• WHAT IS REQUIRED
Extract, in full, the lines below, beginning at the first and ending with the line that contains "6000, 7000, 8000];". Pictures do not belong in the copy.
※
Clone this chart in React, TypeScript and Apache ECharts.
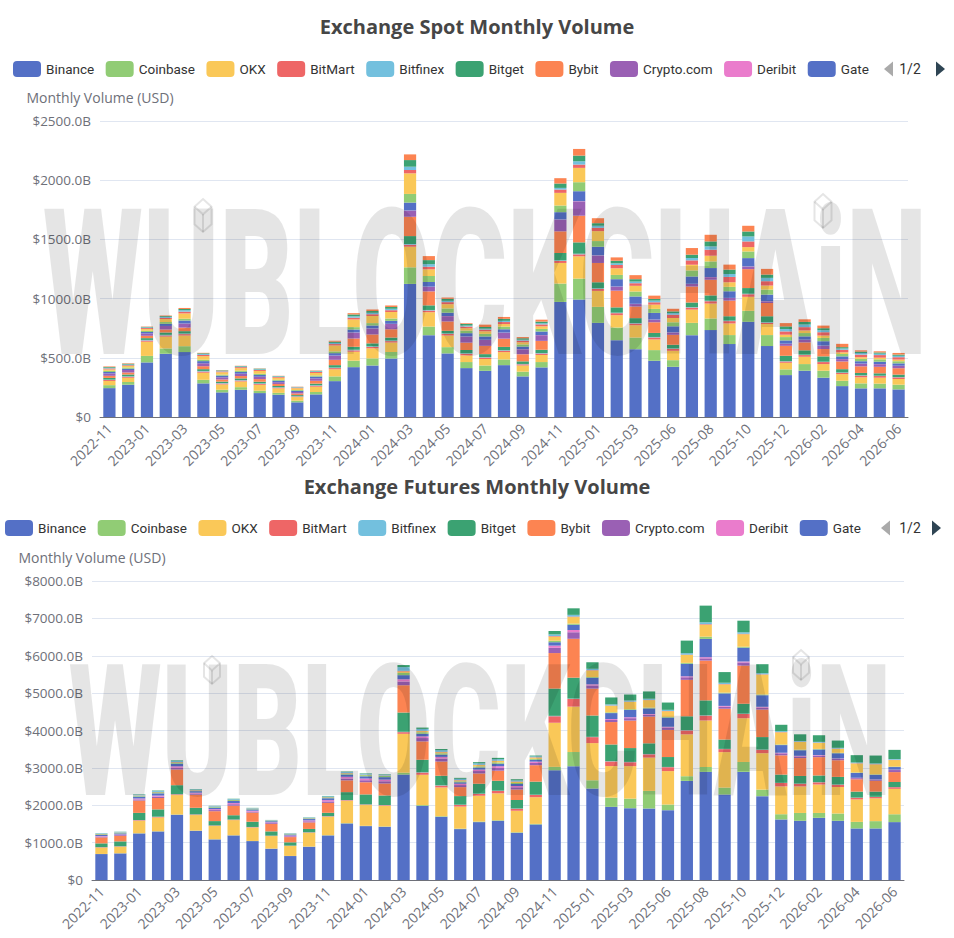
import React, { useEffect, useRef } from "react";
import * as echarts from "echarts";

const months = [
  "2022-11","2022-12","2023-01","2023-02","2023-03","2023-04","2023-05","2023-06","2023-07","2023-08",
  "2023-09","2023-10","2023-11","2023-12","2024-01","2024-02","2024-03","2024-04","2024-05","2024-06",
  "2024-07","2024-08","2024-09","2024-10","2024-11","2024-12","2025-01","2025-02","2025-03","2025-04",
  "2025-06","2025-07","2025-08","2025-09","2025-10","2025-11","2025-12","2026-01","2026-02","2026-03",
  "2026-04","2026-05","2026-06",
];

const exchanges = [
  "Binance","Coinbase","OKX","BitMart","Bitfinex","Bitget","Bybit","Crypto.com",
  "Deribit","Gate","HTX","Hyperliquid","Kraken","KuCoin","MEXC","Upbit",
];
// the first legend page shows ten names; "1/2" marks the pager
const legendPage1 = exchanges.slice(0, 10);
const pagerText = "1/2";

const spotYTicks = [0, 500, 1000, 1500, 2000, 2500];
const futYTicks = [0, 1000, 2000, 3000, 4000, 5000, 6000, 7000, 8000];

// Spot monthly volume (billion USD)
const spotBinance = [244,272,461,534,548,284,208,230,202,188,124,191,303,421,435,494,1124,691,537,413,390,438,343,419,972,992,795,649,573,475,424,691,734,616,804,599,354,391,332,261,242,242,233];
const spotCoinbase = [25,24,55,45,50,30,22,22,20,16,14,20,40,55,60,55,140,73,53,51,45,48,40,45,155,177,135,107,98,90,56,104,98,76,93,93,48,56,59,45,42,40,40];
const spotOKX = [35,36,120,100,90,60,45,48,50,38,30,45,60,75,85,80,174,121,98,56,55,62,52,60,174,188,135,104,104,90,79,112,126,98,118,93,56,62,56,56,51,50,48];
const spotBitMart = [8,8,10,10,12,10,8,8,8,6,5,8,10,12,12,12,17,14,14,14,12,12,10,12,17,17,17,17,14,17,17,17,20,20,22,11,11,14,17,11,14,14,14];
const spotBitfinex = [4,4,5,5,5,5,4,4,4,3,3,4,5,5,5,5,6,5,4,4,4,4,3,4,5,5,5,4,4,4,3,4,4,4,4,4,3,3,3,3,3,3,3];
const spotBitget = [14,14,15,20,20,15,12,14,14,11,9,14,20,25,25,25,67,39,22,28,25,28,22,28,62,96,51,45,42,34,31,39,45,37,48,51,45,37,45,28,20,20,20];
const spotBybit = [18,18,20,25,30,25,18,20,22,17,14,24,45,70,75,70,163,118,79,62,70,70,60,75,183,225,163,141,98,90,84,135,132,132,160,112,84,67,62,65,56,55,54];
const spotCryptoCom = [20,20,20,30,35,25,18,20,20,15,12,20,35,50,50,45,51,39,45,51,50,50,42,48,98,121,62,34,22,22,20,22,22,22,22,14,17,22,28,20,22,22,20];
const spotDeribit = [0,0,0,0,0,0,0,0,0,0,0,0,1,1,1,1,2,1,1,1,1,1,1,1,2,2,2,1,1,1,1,1,1,1,1,1,1,1,1,1,1,1,1];
const spotGate = [12,12,12,18,25,18,14,15,15,12,10,15,20,25,25,25,67,39,28,28,28,28,22,30,62,84,73,62,62,56,51,62,76,56,70,56,28,28,37,22,20,20,20];
const spotHTX = [10,10,10,15,15,12,9,10,10,8,7,10,15,20,20,20,73,51,36,22,22,22,18,22,56,76,48,36,42,34,34,51,56,37,56,42,28,28,28,20,20,20,18];
const spotHyperliquid = [12,12,15,25,45,30,20,22,24,18,15,21,50,65,60,55,174,56,36,20,22,22,18,22,107,121,84,56,48,36,36,48,48,39,37,34,20,22,20,14,14,14,14];
const spotKraken = [8,8,8,10,15,10,7,8,8,6,5,8,12,15,15,15,28,22,17,14,14,17,14,16,28,28,28,28,22,20,28,37,51,45,48,37,28,28,28,22,22,22,20];
const spotKuCoin = [6,6,6,8,12,8,5,6,6,5,4,6,10,12,12,12,28,22,11,8,8,10,8,10,14,28,17,14,14,14,14,20,28,25,42,28,20,22,17,11,14,12,12];
const spotMEXC = [6,6,4,7,10,6,4,4,5,3,2,4,10,15,15,15,56,34,17,14,14,17,12,14,37,48,22,22,20,14,14,28,42,37,42,28,22,22,17,11,11,10,10];
const spotUpbit = [5,5,3,5,9,4,2,2,2,2,2,3,8,11,13,13,48,34,11,6,20,16,10,16,45,56,42,28,34,28,22,56,56,42,48,48,28,22,22,28,11,10,14];

// Futures monthly volume (billion USD)
const futBinance = [694,712,1246,1299,1744,1317,1086,1193,1041,837,641,890,1193,1513,1442,1424,2821,1985,1691,1362,1549,1584,1264,1486,2937,3044,2448,1958,1922,1914,1869,2652,2893,2287,2893,2243,1620,1584,1664,1584,1380,1380,1549];
const futCoinbase = [3,3,5,5,8,5,4,4,4,3,3,4,5,8,8,8,50,20,15,12,15,15,12,15,90,380,220,245,255,470,150,125,130,185,265,175,140,210,130,195,175,195,210];
const futOKX = [170,175,335,370,520,415,355,405,360,335,265,370,495,600,555,555,1040,810,770,590,690,720,580,715,1180,1215,995,845,870,890,895,1120,1245,950,1170,975,745,710,760,710,600,610,680];
const futBitMart = [10,10,15,15,20,15,12,12,10,8,8,10,12,15,15,15,45,60,50,45,50,65,50,60,175,205,160,125,105,90,105,105,130,80,115,90,90,70,60,60,45,35,45];
const futBitfinex = [3,3,5,5,5,5,4,4,4,3,3,4,5,5,5,5,10,8,8,6,6,6,5,6,10,10,8,8,8,8,6,8,8,6,8,6,5,5,5,5,5,5,5];
const futBitget = [100,130,190,195,240,175,115,115,140,115,88,88,88,210,265,255,515,335,255,230,265,265,230,350,730,560,570,445,370,285,265,370,400,250,265,335,220,205,178,205,160,140,133];
const futBybit = [160,150,330,305,420,350,265,255,245,200,140,175,265,315,325,320,730,490,380,240,275,270,280,440,950,1040,720,600,735,715,725,975,1065,825,1020,735,515,478,490,445,330,290,265];
const futCryptoCom = [20,20,30,35,45,30,30,40,25,22,22,30,40,50,55,60,100,90,80,55,65,75,60,60,140,175,85,55,65,50,65,70,60,55,85,55,55,45,40,35,30,25,55];
const futDeribit = [15,15,25,30,40,25,25,30,25,20,20,25,35,45,45,45,60,45,45,35,40,45,35,35,60,60,30,25,25,20,20,25,30,20,25,20,15,15,15,12,10,10,10];
const futGate = [30,30,50,60,70,40,40,55,35,30,28,35,50,60,60,65,110,70,60,40,55,65,50,50,90,140,175,160,195,150,245,335,490,335,370,310,205,150,150,140,130,125,70];
const futHTX = [20,20,25,30,35,20,20,25,18,15,14,18,25,30,30,30,60,40,35,25,30,35,30,25,40,30,20,20,20,20,20,25,60,20,25,20,15,15,15,12,12,12,12];
const futHyperliquid = [0,0,0,0,0,0,0,0,0,0,0,0,0,5,5,5,40,30,30,25,35,40,35,35,110,175,175,175,195,200,150,210,320,220,335,530,325,205,160,105,240,265,175];
const futKraken = [5,5,8,8,10,8,6,6,5,4,3,5,6,8,8,8,15,10,10,8,8,8,7,7,15,15,10,8,8,8,8,10,15,10,12,10,8,8,8,8,8,8,8];
const futKuCoin = [15,15,20,25,30,18,15,20,12,10,10,14,20,25,25,25,100,50,45,35,40,40,30,25,45,45,35,30,30,30,30,40,50,35,40,30,25,20,20,20,20,20,20];
const futMEXC = [5,5,10,12,15,10,8,10,6,5,5,7,10,12,12,12,55,35,30,25,30,35,25,20,90,175,175,185,160,195,195,335,445,285,310,240,170,178,178,195,195,210,245];
const futUpbit = [0,0,0,0,0,0,0,0,0,0,0,0,0,0,0,0,0,0,0,0,0,0,0,0,0,0,0,0,0,0,0,0,0,0,0,0,0,0,0,0,0,0,0];

const spotSeries = [spotBinance, spotCoinbase, spotOKX, spotBitMart, spotBitfinex, spotBitget, spotBybit, spotCryptoCom, spotDeribit, spotGate, spotHTX, spotHyperliquid, spotKraken, spotKuCoin, spotMEXC, spotUpbit];
const futSeries = [futBinance, futCoinbase, futOKX, futBitMart, futBitfinex, futBitget, futBybit, futCryptoCom, futDeribit, futGate, futHTX, futHyperliquid, futKraken, futKuCoin, futMEXC, futUpbit];

const palette = ["#5470c6", "#91cc75", "#fac858", "#ee6666", "#73c0de", "#3ba272", "#fc8452", "#9a60b4", "#ea7ccc"];

const FONT = "'Open Sans', 'Noto Sans', sans-serif";
const LEGEND_FONT = "Roboto, 'Open Sans', sans-serif";
const WM_FILL = "rgba(0,0,0,0.1)";

function fmtMoney(v: number) {
  return v === 0 ? "$0" : "$" + v.toFixed(1) + "B";
}

function cube(cx: number, top: number, w: number, h: number) {
  const hw = w / 2;
  const d = w * 0.45;
  return [
    {
      type: "polygon",
      z: 101,
      silent: true,
      shape: {
        points: [
          [cx, top], [cx + hw, top + d], [cx + hw, top + h - d], [cx, top + h], [cx - hw, top + h - d], [cx - hw, top + d],
        ],
      },
      style: { fill: "none", stroke: WM_FILL, lineWidth: 2 },
    },
    {
      type: "polyline",
      z: 101,
      silent: true,
      shape: { points: [[cx - hw, top + d], [cx, top + 2 * d], [cx + hw, top + d]] },
      style: { fill: "none", stroke: WM_FILL, lineWidth: 2 },
    },
    {
      type: "line",
      z: 101,
      silent: true,
      shape: { x1: cx, y1: top + 2 * d, x2: cx, y2: top + h },
      style: { stroke: WM_FILL, lineWidth: 2 },
    },
  ];
}

function watermark(cx: number, cy: number, fontSize: number, sy: number) {
  return {
    type: "text",
    x: cx,
    y: cy,
    scaleY: sy,
    z: 100,
    silent: true,
    style: {
      text: "WUBLOCKCHAiN",
      fontFamily: "Roboto, 'Liberation Sans', Arial, sans-serif",
      fontWeight: 900,
      fontSize,
      fill: WM_FILL,
      align: "center",
      verticalAlign: "middle",
      textAlign: "center",
      textVerticalAlign: "middle",
    },
  };
}

function pager(leftArrowX: number, textX: number, rightArrowX: number, cy: number) {
  const h = 15;
  const w = 9;
  return [
    {
      type: "polygon",
      silent: true,
      shape: { points: [[leftArrowX, cy], [leftArrowX + w, cy - h / 2], [leftArrowX + w, cy + h / 2]] },
      style: { fill: "#aaa" },
    },
    {
      type: "text",
      silent: true,
      x: textX,
      y: cy,
      style: {
        text: pagerText,
        fontFamily: LEGEND_FONT,
        fontSize: 14,
        fill: "#333",
        align: "center",
        verticalAlign: "middle",
        textAlign: "center",
        textVerticalAlign: "middle",
      },
    },
    {
      type: "polygon",
      silent: true,
      shape: { points: [[rightArrowX + w, cy], [rightArrowX, cy - h / 2], [rightArrowX, cy + h / 2]] },
      style: { fill: "#2f4554" },
    },
  ];
}

function legendFor(top: number, left: number) {
  return {
    type: "plain",
    top,
    left,
    itemWidth: 28,
    itemHeight: 16,
    itemGap: 11.5,
    icon: "roundRect",
    textStyle: { fontSize: 13.5, color: "#333", fontFamily: LEGEND_FONT },
    data: legendPage1,
  };
}

function xAxisFor(gridIndex: number) {
  return {
    type: "category",
    gridIndex,
    data: months,
    axisLine: { lineStyle: { color: "#6e7079" } },
    axisTick: { length: 6, lineStyle: { color: "#6e7079" } },
    axisLabel: {
      interval: 1,
      rotate: 45,
      fontSize: 14,
      color: "#6e7079",
      margin: 9,
      fontFamily: FONT,
    },
  };
}

function yAxisFor(gridIndex: number, ticks: number[]) {
  const interval = ticks[1] - ticks[0];
  return {
    type: "value",
    gridIndex,
    min: ticks[0],
    max: ticks[ticks.length - 1],
    interval,
    name: "Monthly Volume (USD)",
    nameGap: 17,
    nameTextStyle: { color: "#6e7079", fontSize: 14, fontFamily: FONT },
    axisLabel: { formatter: fmtMoney, fontSize: 13.5, color: "#6e7079", margin: 9, fontFamily: FONT },
    splitLine: { lineStyle: { color: "#E0E6F1" } },
  };
}

export default function App() {
  const ref = useRef<HTMLDivElement>(null);

  useEffect(() => {
    document.body.style.margin = "0";
    if (!ref.current) return;
    const chart = echarts.init(ref.current, undefined, { renderer: "svg" });

    const series: any[] = [];
    exchanges.forEach((name, i) => {
      series.push({
        name,
        type: "bar",
        stack: "spot",
        xAxisIndex: 0,
        yAxisIndex: 0,
        barWidth: "65%",
        color: palette[i % palette.length],
        data: spotSeries[i],
      });
    });
    exchanges.forEach((name, i) => {
      series.push({
        name,
        type: "bar",
        stack: "futures",
        xAxisIndex: 1,
        yAxisIndex: 1,
        barWidth: "65%",
        color: palette[i % palette.length],
        data: futSeries[i],
      });
    });

    chart.setOption({
      animation: false,
      textStyle: { fontFamily: FONT },
      title: [
        {
          text: "Exchange Spot Monthly Volume",
          left: "center",
          top: 11,
          textStyle: { fontSize: 20, fontWeight: "bold", color: "#464646", fontFamily: FONT },
        },
        {
          text: "Exchange Futures Monthly Volume",
          left: "center",
          top: 471,
          textStyle: { fontSize: 20, fontWeight: "bold", color: "#464646", fontFamily: FONT },
        },
      ],
      legend: [legendFor(56, 8), legendFor(515, 0)],
      grid: [
        { left: 100, right: 46, top: 121, height: 296, containLabel: false },
        { left: 92, right: 50, top: 581, height: 299, containLabel: false },
      ],
      xAxis: [xAxisFor(0), xAxisFor(1)],
      yAxis: [yAxisFor(0, spotYTicks), yAxisFor(1, futYTicks)],
      graphic: [
        watermark(485, 284, 115, 1.78),
        ...cube(203, 199, 17, 33),
        ...cube(823, 194, 17, 34),
        watermark(480, 732, 107, 1.72),
        ...cube(212, 656, 16, 28),
        ...cube(801, 650, 16, 30),
        ...pager(884, 910, 936, 69),
        ...pager(881, 910, 932, 528),
      ],
      series,
    });

    return () => {
      chart.dispose();
    };
  }, []);

  return <div ref={ref} style={{ width: 954, height: 938 }} />;
}
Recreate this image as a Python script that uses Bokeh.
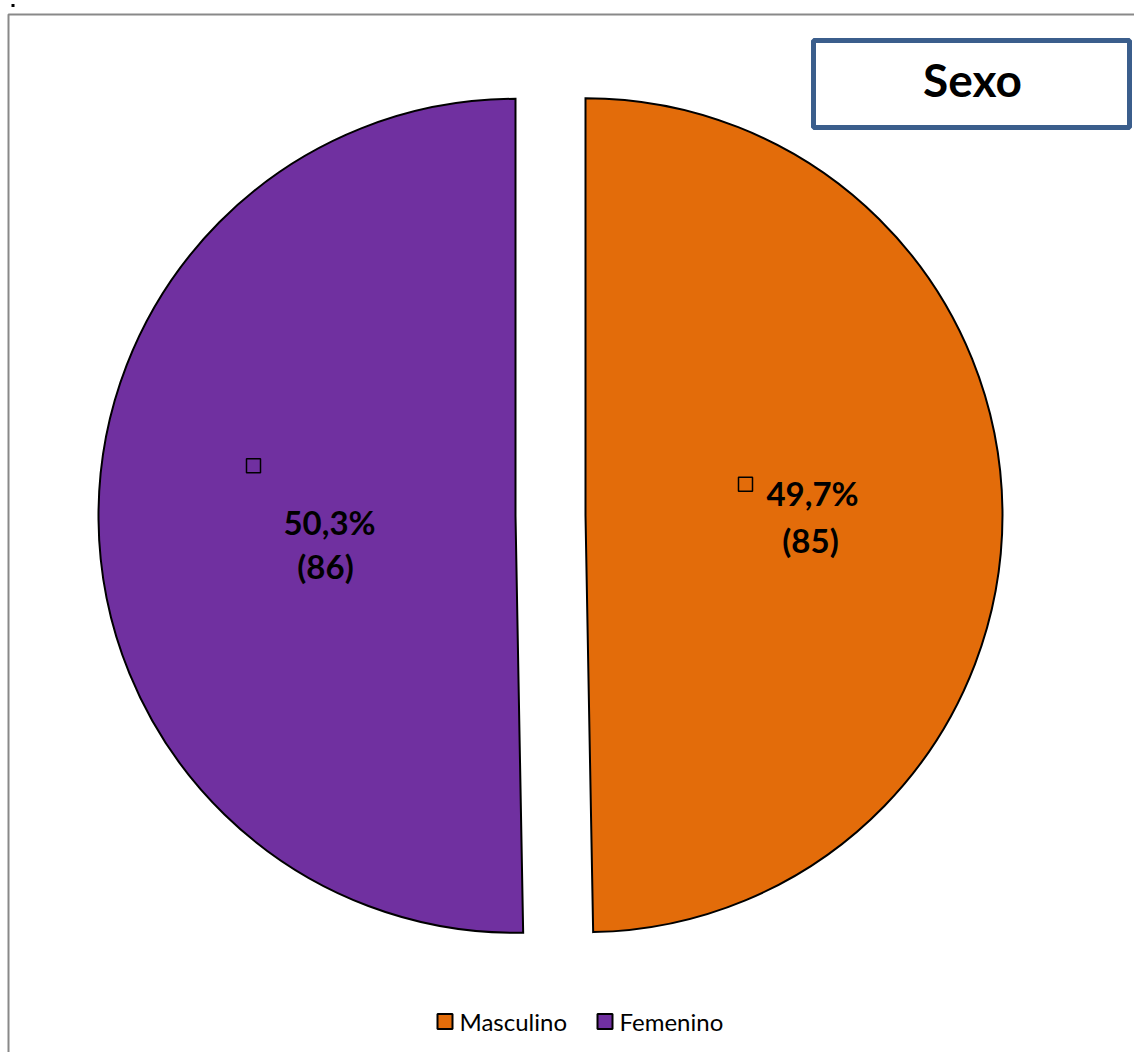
※
• OUTPUT
Clone this chart in React, TypeScript and Apache ECharts.
import React, { useEffect, useRef } from "react";
import * as echarts from "echarts";

const months = [
  "2022-11","2022-12","2023-01","2023-02","2023-03","2023-04","2023-05","2023-06","2023-07","2023-08",
  "2023-09","2023-10","2023-11","2023-12","2024-01","2024-02","2024-03","2024-04","2024-05","2024-06",
  "2024-07","2024-08","2024-09","2024-10","2024-11","2024-12","2025-01","2025-02","2025-03","2025-04",
  "2025-06","2025-07","2025-08","2025-09","2025-10","2025-11","2025-12","2026-01","2026-02","2026-03",
  "2026-04","2026-05","2026-06",
];

const exchanges = [
  "Binance","Coinbase","OKX","BitMart","Bitfinex","Bitget","Bybit","Crypto.com",
  "Deribit","Gate","HTX","Hyperliquid","Kraken","KuCoin","MEXC","Upbit",
];
// the first legend page shows ten names; "1/2" marks the pager
const legendPage1 = exchanges.slice(0, 10);
const pagerText = "1/2";

const spotYTicks = [0, 500, 1000, 1500, 2000, 2500];
const futYTicks = [0, 1000, 2000, 3000, 4000, 5000, 6000, 7000, 8000];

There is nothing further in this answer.